About the project
Inspired by Black Mothers Matter’s vision that one day Black mothers will no longer be disproportionately in danger during pregnancy and the first year after birth, the Black Maternity Matters project has been developed by Health Innovation West of England in partnership with Representation Matters and BCohCo.
Read the evaluation summary of our initial pilot in Bristol here.
In the pilot, which launched in 2022, midwives, maternity healthcare support workers and maternity care assistants from across the West of England came together to form a regional collaborative, providing psychological safety and peer support in which to explore the issues facing Black mothers and what changes can be made in how we provide maternity services and care.
Leading the group of learners, our two midwife champions, Angie Griffiths and Laura Lewinson, provided peer support and leadership to those taking part in the training. They are also key team members of the collaborative in designing and delivering the pilot, providing midwifery clinical content and context to support the design and delivery of the training.
The work of the collaborative was informed by local parent partners who shared their lived experience of maternity services to help shape the training and education, as well as the subsequent improvement projects.
Education and training
Members of the collaborative took part in an innovative six-month anti-racism education and training programme, examining a range of topics including unconscious biases and the role of the individual in perpetuating unsafe systems of care for Black women.
The training programme aimed to take participants on a personal learning journey, developing their understanding of racism and the way this results in risk to the health and wellbeing of women racialised as Black within the health system and beyond. The course contains a focus on Black history within health services and the role of society in perpetuating myths and untruths that impact outcomes and experiences for people racialised as Black in the UK. Centred around three themes of pregnancy and birth – antenatal, intrapartum and postnatal – the learning generates insight, opportunities to explore current practices and identify where change is necessary.

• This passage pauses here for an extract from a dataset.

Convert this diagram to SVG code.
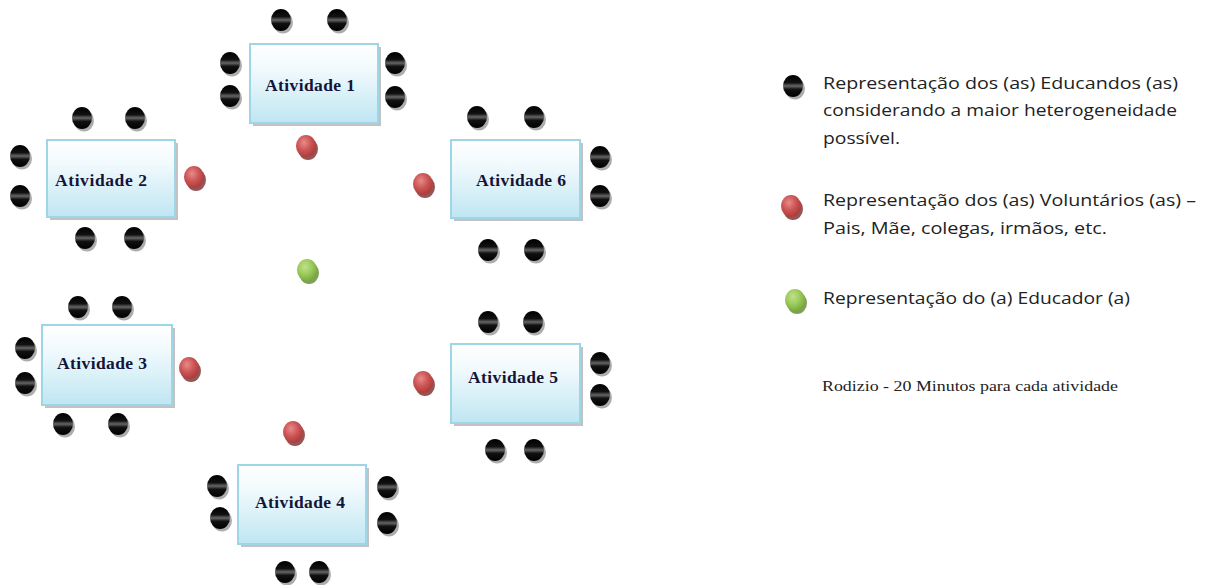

Training is focused on growing competencies and embedding learning, resourcing the participants to take back and share their learning with colleagues in their own maternity units.
Participants were supported to develop as quality improvement (QI) practitioners. Using the learning and insights they gained and with ongoing support from the wider collaborative, they received training and coaching to help them design and implement QI projects in their own hospitals, running small tests of change aimed at improving experiences and outcomes for Black women.
Participants were offered the opportunity to join the Health Foundation’s Q community, and we are developing Q Special Interest Group to maximise learning and wider QI coaching.
The pilot project
The Black Maternity Matters pilot was one of nine projects around the country to be awarded funding from the Health Foundation through its Q Supporting local learning funding programme.
Between May and December 2022, 14 midwives and maternity support workers from North Bristol NHS Trust and University Hospitals Bristol and Weston NHS Foundation Trust took part in the pilot project. They participated in six facilitated sessions with two specialist trainers from the independent sector. Three anti-racism training sessions were delivered face-to-face, alongside three online ‘book club’ sessions.
Informed by the evaluation of the pilot phase, the Black Maternity Matters collaborative will deliver two further programmes of the Black Maternity Matters training in Bath and North East Somerset, Swindon and Wiltshire, and in Gloucestershire, as well as another programme in Bristol, North Somerset and South Gloucestershire.
We are recruiting up to 60 participants (maternity and neonatal staff, as well as perinatal mental health teams and health visitors) to participate in a six-month programme of anti-racist education and quality improvement starting in May 2023.
In addition, we are providing a further six months of support to the original pilot cohort in Bristol.
Health Innovation West of England will carry out a qualitative and quantitative evaluation of the approach to identify both enablers and barriers in using QI to improve equity.
We will share learning regionally and nationally to inform the potential scale-up of this programme and to influence similar initiatives aimed at reducing inequity for other populations within and outside the maternity system.